Smarter routing with nested resources

I have a number of resources that I want to access in various scopes. The index action would change slightly depending on its scope, but the rest of the actions would be identical aside from needing to preserve the url scope in links and redirects.

For example:

map.resources :categories do |categories|   categories.resources :products do |products|     products.resources :components   end end

map.resources :products do |products|   products.resources :components end

map.resources :components

This enables the following routes all to work:

/categories/1/products/1/components/1 /products/1/components/1 /components/1

However, if I understand correctly, I have to specify which route in the named routes:

category_product_components_path product_components_path components_path

I'd like to be able to use components_path and have it be smart enough based on the options and params to preserve as much scoped routing as possible. For example:

Calling components_path in /categories/1/products/1 -> /categories/1/products/1/components Calling components_path in /products/1 -> /products/1/components Calling components_path somewhere else -> /components

Is there any way to do this?

category_product_components_path is the only way afaik, without hacking up your own version of it.

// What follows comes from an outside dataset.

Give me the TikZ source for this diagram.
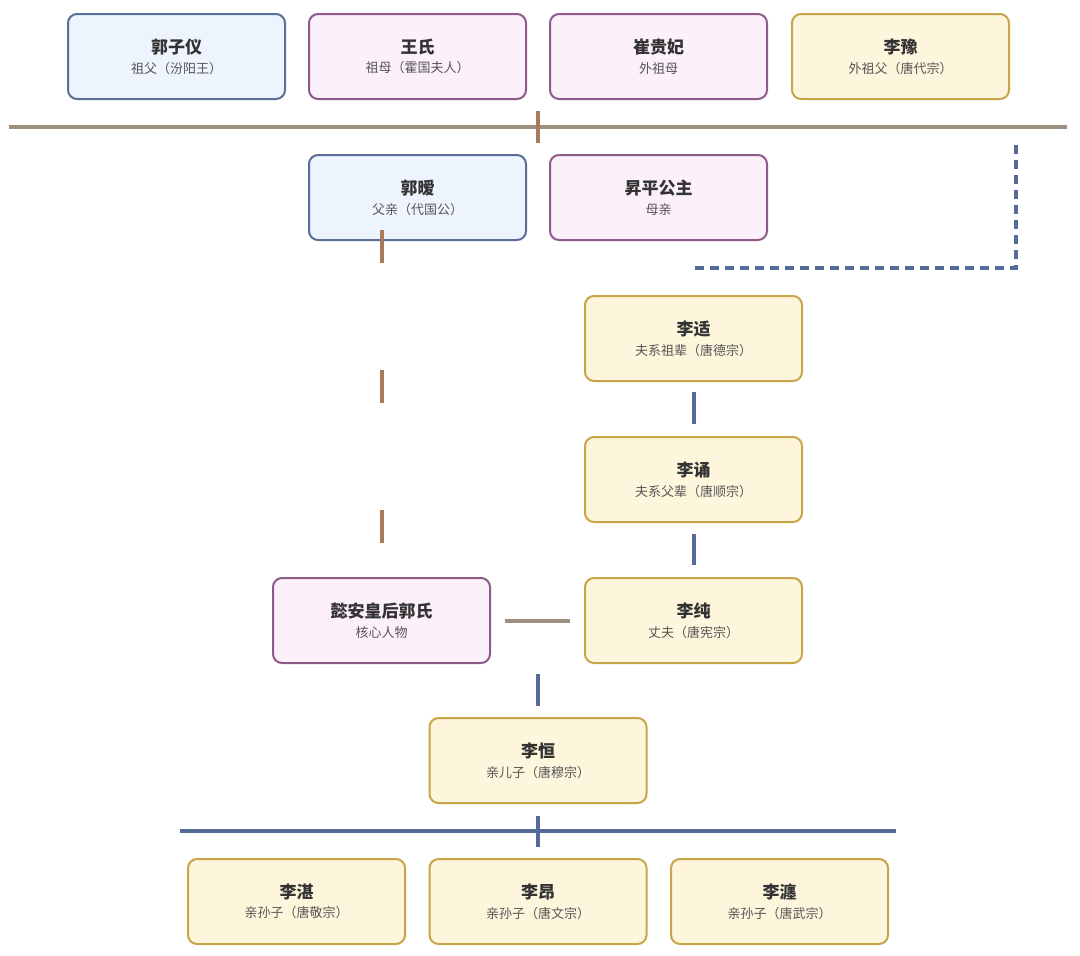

Why would you need to have 3-level deep nested routes anyway? “/categories/1/products/1/components/1/” Really all you’re looking at here is the component, who cares what category and product it’s from, you can do that query in the controller.

Ryan Bigg wrote:

category_product_components_path is the only way afaik, without hacking up your own version of it.

Why would you need to have 3-level deep nested routes anyway? “/categories/1/products/1/components/1/” Really all you’re looking at here is the component, who cares what category and product it’s from, you can do that query in the controller.

For the components index page I need to know if I should display all components or only those that belong to the given product. For the actions like show, edit and update I need to preserve that state so when I go back to the index I go back to the right index page. The user will start on an index page at some level of scoping, he then goes to show a component. At this point I have the referer so I don’t have a problem going back yet. Then if he goes from show to edit and update that component. At this point if I’m only at “/components/1” I have no way of knowing what index page I should go back to.

In my production system I have many resources that have many relations (one model has ~30 associations). So there are are many places where I need an index of all records that belong to another, to be able to do multiple actions to an individual record, and finally go back to the original index page.

I have used the session to to store where I should go back to, but that has its own nasty set of problems. It seems that this state should be kept in the URL.

Ok, well /products/1/components/1 will let you go back as far as you need to go back, right?

Ryan Bigg wrote:

Ok, well /products/1/components/1 will let you go back as far as you need to go back, right? Correct, assuming I came through /categories/products/1. The problem is I may have just come through /products/1. I basically just need to keep whatever the prefix is before the /components. I have hacked together some custom url helpers in which I list all the possible entrance paths and the params that trigger that path. It more or less works, but in theory all the information I’m duplicating in those helpers exists in the routes somewhere. Maybe I should look into reflecting on routes.